* START *

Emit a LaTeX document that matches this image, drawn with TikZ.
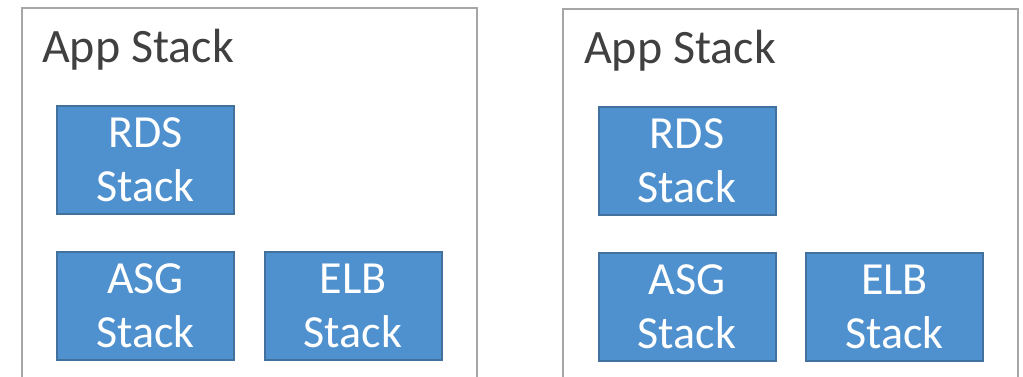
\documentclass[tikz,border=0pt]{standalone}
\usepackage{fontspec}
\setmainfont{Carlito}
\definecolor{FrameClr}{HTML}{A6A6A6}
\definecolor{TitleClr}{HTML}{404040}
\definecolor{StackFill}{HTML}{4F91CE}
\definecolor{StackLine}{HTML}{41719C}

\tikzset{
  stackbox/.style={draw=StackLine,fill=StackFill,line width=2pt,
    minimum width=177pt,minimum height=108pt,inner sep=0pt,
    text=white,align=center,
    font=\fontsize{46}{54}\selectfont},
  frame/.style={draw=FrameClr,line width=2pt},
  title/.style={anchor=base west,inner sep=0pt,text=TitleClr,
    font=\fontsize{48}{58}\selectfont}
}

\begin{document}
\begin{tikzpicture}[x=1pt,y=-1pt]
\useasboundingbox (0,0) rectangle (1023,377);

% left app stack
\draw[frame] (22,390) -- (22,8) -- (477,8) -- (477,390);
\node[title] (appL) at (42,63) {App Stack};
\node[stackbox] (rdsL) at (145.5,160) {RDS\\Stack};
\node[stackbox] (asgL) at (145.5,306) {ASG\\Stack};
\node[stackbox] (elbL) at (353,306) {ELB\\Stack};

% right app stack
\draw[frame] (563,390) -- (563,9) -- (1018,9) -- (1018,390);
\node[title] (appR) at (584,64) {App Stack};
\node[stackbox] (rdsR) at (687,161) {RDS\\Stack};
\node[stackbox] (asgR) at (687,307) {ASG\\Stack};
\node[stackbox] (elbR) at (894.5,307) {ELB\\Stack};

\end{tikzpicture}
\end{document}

* END *
* START *

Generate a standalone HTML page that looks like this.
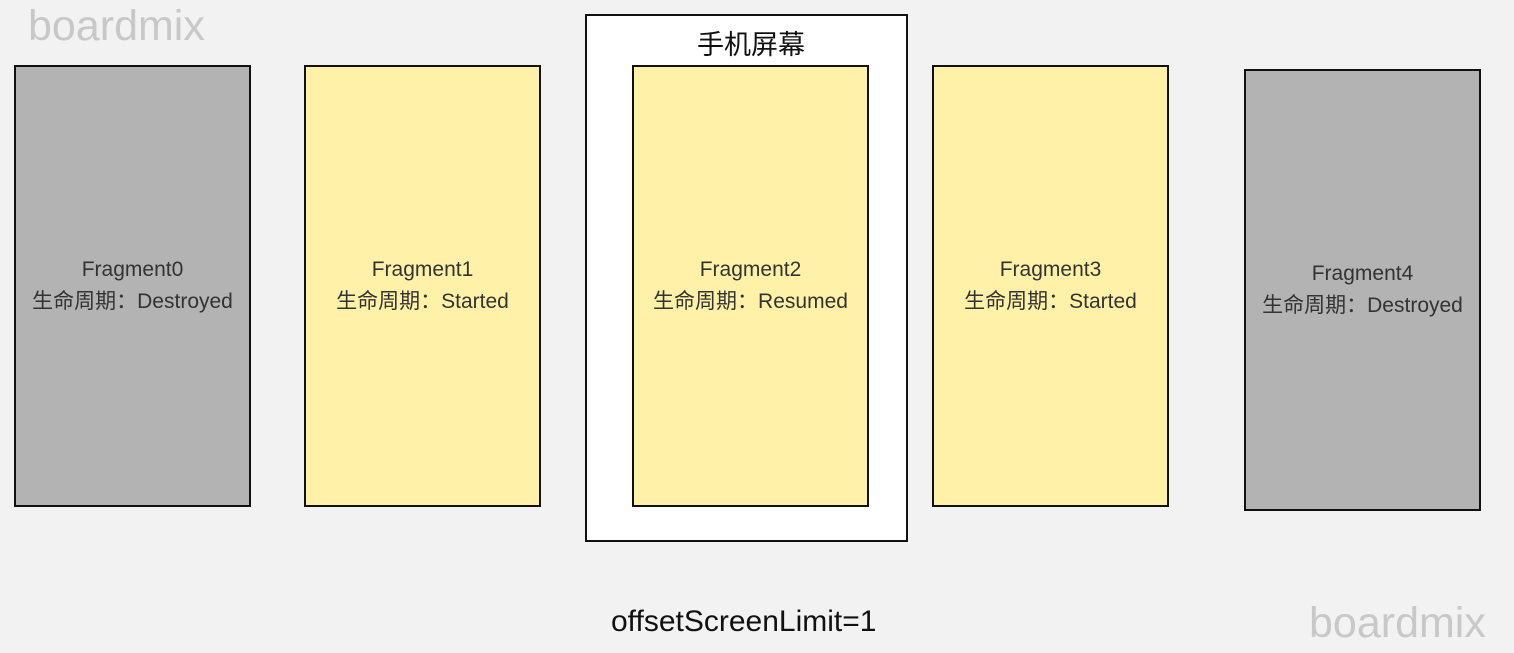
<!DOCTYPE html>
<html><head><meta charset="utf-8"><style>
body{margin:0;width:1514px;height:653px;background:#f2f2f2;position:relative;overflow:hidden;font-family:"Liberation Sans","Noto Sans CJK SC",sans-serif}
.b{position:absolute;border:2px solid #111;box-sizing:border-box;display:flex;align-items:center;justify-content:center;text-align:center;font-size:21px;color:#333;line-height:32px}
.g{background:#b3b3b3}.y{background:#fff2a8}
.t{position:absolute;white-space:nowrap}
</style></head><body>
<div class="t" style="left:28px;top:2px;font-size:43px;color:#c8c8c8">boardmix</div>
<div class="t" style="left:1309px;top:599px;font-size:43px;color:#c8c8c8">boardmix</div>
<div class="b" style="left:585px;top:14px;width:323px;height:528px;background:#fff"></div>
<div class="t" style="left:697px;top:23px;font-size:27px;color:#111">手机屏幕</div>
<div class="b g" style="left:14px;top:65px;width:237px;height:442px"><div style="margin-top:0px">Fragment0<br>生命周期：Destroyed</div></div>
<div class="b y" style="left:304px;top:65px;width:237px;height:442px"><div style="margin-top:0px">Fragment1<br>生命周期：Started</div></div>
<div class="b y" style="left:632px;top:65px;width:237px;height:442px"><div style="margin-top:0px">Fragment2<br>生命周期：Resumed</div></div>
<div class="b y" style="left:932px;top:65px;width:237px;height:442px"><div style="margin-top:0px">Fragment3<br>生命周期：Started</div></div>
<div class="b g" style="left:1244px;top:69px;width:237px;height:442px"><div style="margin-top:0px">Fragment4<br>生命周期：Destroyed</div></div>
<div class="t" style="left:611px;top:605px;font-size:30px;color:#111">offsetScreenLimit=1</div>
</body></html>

* END *
* START *

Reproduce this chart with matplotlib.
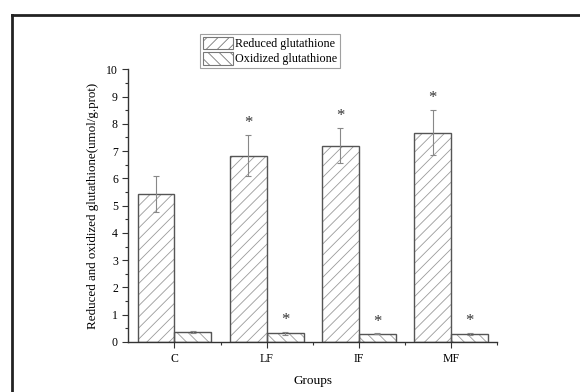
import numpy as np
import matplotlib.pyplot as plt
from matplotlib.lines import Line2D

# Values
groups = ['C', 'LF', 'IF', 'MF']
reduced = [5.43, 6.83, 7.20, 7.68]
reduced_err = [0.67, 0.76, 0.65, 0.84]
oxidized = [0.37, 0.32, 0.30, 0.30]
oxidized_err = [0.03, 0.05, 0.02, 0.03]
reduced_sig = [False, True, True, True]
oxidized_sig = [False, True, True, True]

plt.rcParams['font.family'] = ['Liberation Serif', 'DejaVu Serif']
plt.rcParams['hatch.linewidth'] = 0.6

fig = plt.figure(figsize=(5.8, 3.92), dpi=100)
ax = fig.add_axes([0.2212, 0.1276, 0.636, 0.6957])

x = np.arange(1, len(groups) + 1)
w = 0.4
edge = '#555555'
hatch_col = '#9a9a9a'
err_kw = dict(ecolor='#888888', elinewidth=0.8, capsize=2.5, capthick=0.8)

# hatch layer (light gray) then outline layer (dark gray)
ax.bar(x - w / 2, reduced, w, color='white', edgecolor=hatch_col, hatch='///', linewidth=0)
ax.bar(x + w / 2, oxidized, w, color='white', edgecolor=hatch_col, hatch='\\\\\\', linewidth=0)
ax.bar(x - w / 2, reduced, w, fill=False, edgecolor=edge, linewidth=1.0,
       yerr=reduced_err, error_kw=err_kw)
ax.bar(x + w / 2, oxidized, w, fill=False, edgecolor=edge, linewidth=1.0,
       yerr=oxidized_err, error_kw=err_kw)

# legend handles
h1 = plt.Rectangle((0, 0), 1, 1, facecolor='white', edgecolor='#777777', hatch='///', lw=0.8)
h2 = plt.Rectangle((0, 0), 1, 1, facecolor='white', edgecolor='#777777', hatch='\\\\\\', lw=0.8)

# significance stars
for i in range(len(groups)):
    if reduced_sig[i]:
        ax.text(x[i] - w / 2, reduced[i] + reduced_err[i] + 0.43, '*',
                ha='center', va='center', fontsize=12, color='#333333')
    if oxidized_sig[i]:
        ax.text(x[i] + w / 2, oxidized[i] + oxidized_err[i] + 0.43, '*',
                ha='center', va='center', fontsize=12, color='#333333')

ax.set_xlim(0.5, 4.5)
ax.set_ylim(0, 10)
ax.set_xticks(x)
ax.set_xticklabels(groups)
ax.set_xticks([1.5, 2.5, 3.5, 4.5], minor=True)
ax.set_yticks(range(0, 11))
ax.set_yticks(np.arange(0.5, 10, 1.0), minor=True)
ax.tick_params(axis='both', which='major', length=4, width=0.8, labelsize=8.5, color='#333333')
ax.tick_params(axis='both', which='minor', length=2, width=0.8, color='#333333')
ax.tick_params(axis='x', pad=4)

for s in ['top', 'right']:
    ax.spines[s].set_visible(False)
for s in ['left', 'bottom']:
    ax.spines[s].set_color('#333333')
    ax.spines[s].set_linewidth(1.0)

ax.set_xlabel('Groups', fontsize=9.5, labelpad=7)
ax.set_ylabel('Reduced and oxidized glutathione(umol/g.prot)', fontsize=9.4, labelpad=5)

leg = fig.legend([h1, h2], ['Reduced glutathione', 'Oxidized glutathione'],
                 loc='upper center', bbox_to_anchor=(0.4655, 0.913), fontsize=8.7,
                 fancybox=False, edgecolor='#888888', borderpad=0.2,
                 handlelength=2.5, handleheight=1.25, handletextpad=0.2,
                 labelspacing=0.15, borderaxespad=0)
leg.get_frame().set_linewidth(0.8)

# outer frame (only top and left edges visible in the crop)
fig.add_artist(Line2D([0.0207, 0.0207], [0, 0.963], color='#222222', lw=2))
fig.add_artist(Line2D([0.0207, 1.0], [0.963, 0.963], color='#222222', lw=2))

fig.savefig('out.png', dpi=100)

* END *

#### Instructions to follow
Reproduce the data above exactly, but only from the line containing "Emit a LaTeX" through the line containing "(0,0) rectangle (1023,377);"; skip the pictures.

#### Reply
Emit a LaTeX document that matches this image, drawn with TikZ.
\documentclass[tikz,border=0pt]{standalone}
\usepackage{fontspec}
\setmainfont{Carlito}
\definecolor{FrameClr}{HTML}{A6A6A6}
\definecolor{TitleClr}{HTML}{404040}
\definecolor{StackFill}{HTML}{4F91CE}
\definecolor{StackLine}{HTML}{41719C}

\tikzset{
  stackbox/.style={draw=StackLine,fill=StackFill,line width=2pt,
    minimum width=177pt,minimum height=108pt,inner sep=0pt,
    text=white,align=center,
    font=\fontsize{46}{54}\selectfont},
  frame/.style={draw=FrameClr,line width=2pt},
  title/.style={anchor=base west,inner sep=0pt,text=TitleClr,
    font=\fontsize{48}{58}\selectfont}
}

\begin{document}
\begin{tikzpicture}[x=1pt,y=-1pt]
\useasboundingbox (0,0) rectangle (1023,377);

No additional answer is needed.